Meloni si rende conto che lo stallo non conviene a nessuno e potrebbe a questo punto approfittare dell’ultima finestra possibile, a fine luglio, prima della pausa estiva del Parlamento, per chiudere la partita. Oltretutto, il Pd è sul piede di guerra su questo tema. «Loro per un fatto di poltrone – dice Stefano Graziano, capogruppo dem in Vigilanza – stanno paralizzando la Rai. Che non può programmare e non può produrre se non viene presa sul serio, rispettata e rilanciata come si deve senza guerricciole di potere interno al centrodestra. Per ora stanno solo distruggendo un patrimonio. Già la Lega, riducendo il canone, ha tolto 440 milioni di incassi, che per un budget aziendale di 2 miliardi sono tantissimi, e ora per il 2025 il Carroccio lo vuole abolire del tutto. Il che significherebbe che da 600 milioni il debito della Rai arriva a un miliardo».

I NODI DA SCIOGLIERE

Nel vertice dei tre leader, se si farà, e prima di quel summit i nodi da sciogliere sono diversi. Quello del dg è assai rilevante. Roberto Sergio, ad uscente, è ancora in corsa in virtù del patto della staffetta stretto lo scorso anno con il dg uscente e probabilissimo ad entrante, ossia il meloniano Giampaolo Rossi. Ma in pole position ci sono anche Maro Brancadoro, super-dirigente dei conti e delle infrastrutture Rai, e Felice Ventura che è l’attuale capo del personale. E quindi, alla Lega, niente? Salvini, nello schema ad Rossi per Meloni e presidente Agnese per Forza Italia, sta stretto assai. In un accordo più generale potrebbe avere, ma anche no e il braccio di ferro chissà come finirà, la promozione a dg di Marcello Ciannamea, ora potentissimo direttore del Prime Time (che significa anzitutto Sanremo e non solo Sanremo) o, meno probabile, di Antonio Marano che dovrebbe però lasciare la carica di al vertice delle olimpiadi Milano-Cortina.

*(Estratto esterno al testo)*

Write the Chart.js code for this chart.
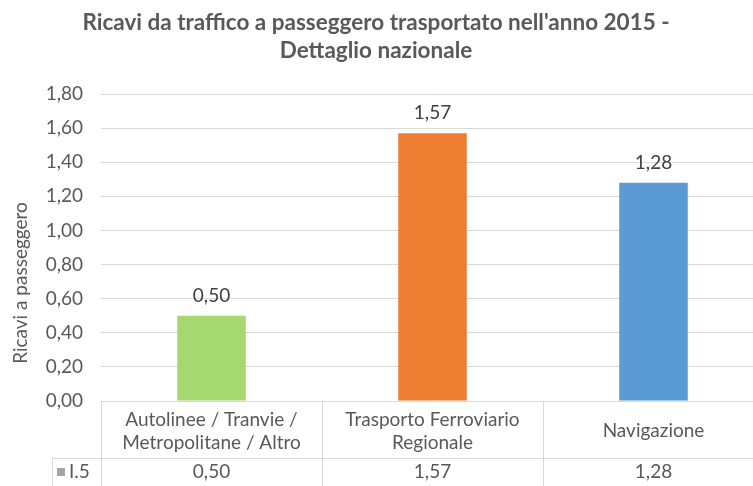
<!DOCTYPE html>
<html>
<head>
<meta charset="utf-8">
<script src="https://cdn.jsdelivr.net/npm/chart.js@4"></script>
<style>
  html,body{margin:0;padding:0;background:#fff;overflow:hidden;}
  #wrap{width:753px;height:486px;overflow:hidden;position:relative;}
  #box{width:775px;height:486px;}
</style>
</head>
<body>
<div id="wrap"><div id="box"><canvas id="grafico"></canvas></div></div>
<script>
// ─── DATI ────────────────────────────────────────────────────────────────────
const categorie = [
  ["Autolinee / Tranvie /", "Metropolitane / Altro"],
  ["Trasporto Ferroviario", "Regionale"],
  ["Navigazione"]
];
const valori     = [0.50, 1.57, 1.28];
const colori     = ["#a5d86e", "#ed7d31", "#5b9bd5"];
const serie      = "I.5";
const titolo     = ["Ricavi da traffico a passeggero trasportato nell'anno 2015 -", "Dettaglio nazionale"];
const titoloAsse = "Ricavi a passeggero";

const FONT   = "Lato, Calibri, sans-serif";
const GRIGIO = "#595959";
const LINEA  = "#d9d9d9";
const fmt = v => v.toFixed(2).replace(".", ",");

// titolo, titolo asse, etichette e tabella dati sotto il grafico
const decorazioni = {
  id: "decorazioni",
  afterDraw(chart){
    const ctx = chart.ctx;
    const area = chart.chartArea;
    const x = chart.scales.x;
    const n = valori.length;
    const larg = (area.right - area.left) / n;

    ctx.save();
    // titolo
    ctx.fillStyle = GRIGIO;
    ctx.textAlign = "center";
    ctx.textBaseline = "middle";
    ctx.font = `bold 22.5px ${FONT}`;
    ctx.fillText(titolo[0], 376, 23);
    ctx.fillText(titolo[1], 376, 51);

    // titolo asse y
    ctx.save();
    ctx.translate(21, 283);
    ctx.rotate(-Math.PI / 2);
    ctx.font = `19px ${FONT}`;
    ctx.fillText(titoloAsse, 0, 0);
    ctx.restore();

    // etichette sopra le barre
    ctx.fillStyle = "#404040";
    ctx.font = `19px ${FONT}`;
    chart.getDatasetMeta(0).data.forEach((bar, i) => {
      ctx.fillText(fmt(valori[i]), bar.x, bar.y - 20);
    });

    // tabella dati
    const yTop = area.bottom, yMid = 458, yBot = 486, xLeg = 52;
    ctx.strokeStyle = LINEA;
    ctx.lineWidth = 1;
    ctx.beginPath();
    ctx.moveTo(area.left, yTop + 0.5); ctx.lineTo(area.right, yTop + 0.5);
    ctx.moveTo(xLeg, yMid + 0.5);      ctx.lineTo(area.right, yMid + 0.5);
    ctx.moveTo(xLeg + 0.5, yMid);      ctx.lineTo(xLeg + 0.5, yBot);
    for(let i = 0; i <= n; i++){
      const bx = Math.round(area.left + i * larg) + 0.5;
      ctx.moveTo(bx, yTop); ctx.lineTo(bx, yBot);
    }
    ctx.stroke();

    ctx.fillStyle = GRIGIO;
    ctx.font = `19px ${FONT}`;
    categorie.forEach((righe, i) => {
      const cx = x.getPixelForValue(i);
      const yc = 431;
      righe.forEach((r, k) => {
        ctx.fillText(r, cx, yc + (k - (righe.length - 1) / 2) * 23);
      });
      ctx.fillText(fmt(valori[i]), cx, (yMid + yBot) / 2);
    });

    // legenda della riga
    ctx.fillStyle = "#a5a5a5";
    ctx.fillRect(57, 468, 8, 8);
    ctx.fillStyle = GRIGIO;
    ctx.textAlign = "left";
    ctx.fillText(serie, 69, 472);
    ctx.restore();
  }
};

new Chart(document.getElementById("grafico"), {
  type: "bar",
  data: {
    labels: categorie,
    datasets: [{
      label: serie,
      data: valori,
      backgroundColor: colori,
      borderWidth: 0,
      categoryPercentage: 1,
      barPercentage: 0.31
    }]
  },
  options: {
    responsive: true, maintainAspectRatio: false,
    animation: false,
    layout: { padding: { top: 94, bottom: 85, left: 0, right: 11 } },
    plugins: { legend: { display: false }, tooltip: { enabled: false }, title: { display: false } },
    scales: {
      x: { display: false },
      y: {
        min: 0, max: 1.8,
        afterFit: s => { s.width = 101; },
        border: { display: false },
        grid: { color: LINEA, lineWidth: 1, drawTicks: false },
        ticks: {
          stepSize: 0.2, padding: 18, color: GRIGIO,
          font: { family: FONT, size: 19 },
          callback: v => fmt(v)
        }
      }
    }
  },
  plugins: [decorazioni]
});
</script>
</body>
</html>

La partita Rai ha dunque mille implicazioni, e mille livelli di gioco. Quale gioco giocare, in questo guazzabuglio, Elly Schlein non lo ha ancora deciso. Sta studiando la pratica e vedendo se le conviene la via entrista, ovvero non cedere il posto in Cda a Roberto Natale dei rosso-verdi ma avere una vice propria, autorevole e forte; oppure se optare, come sembrerebbe, per l’auto-esclusione dal «banchetto Rai» («Non abbiamo presentato nomi per il Cda. E quando dico che serve una riforma che renda la Rai indipendente lo dico sul serio»). Questa seconda via, la strada super-combat le permetterebbe di prendere a bersaglio il servizio pubblico da qui alle elezioni del 2027, come sta facendo sul caso RaiNews in sintonia con l’Usigrai, ed è la tentazione più forte.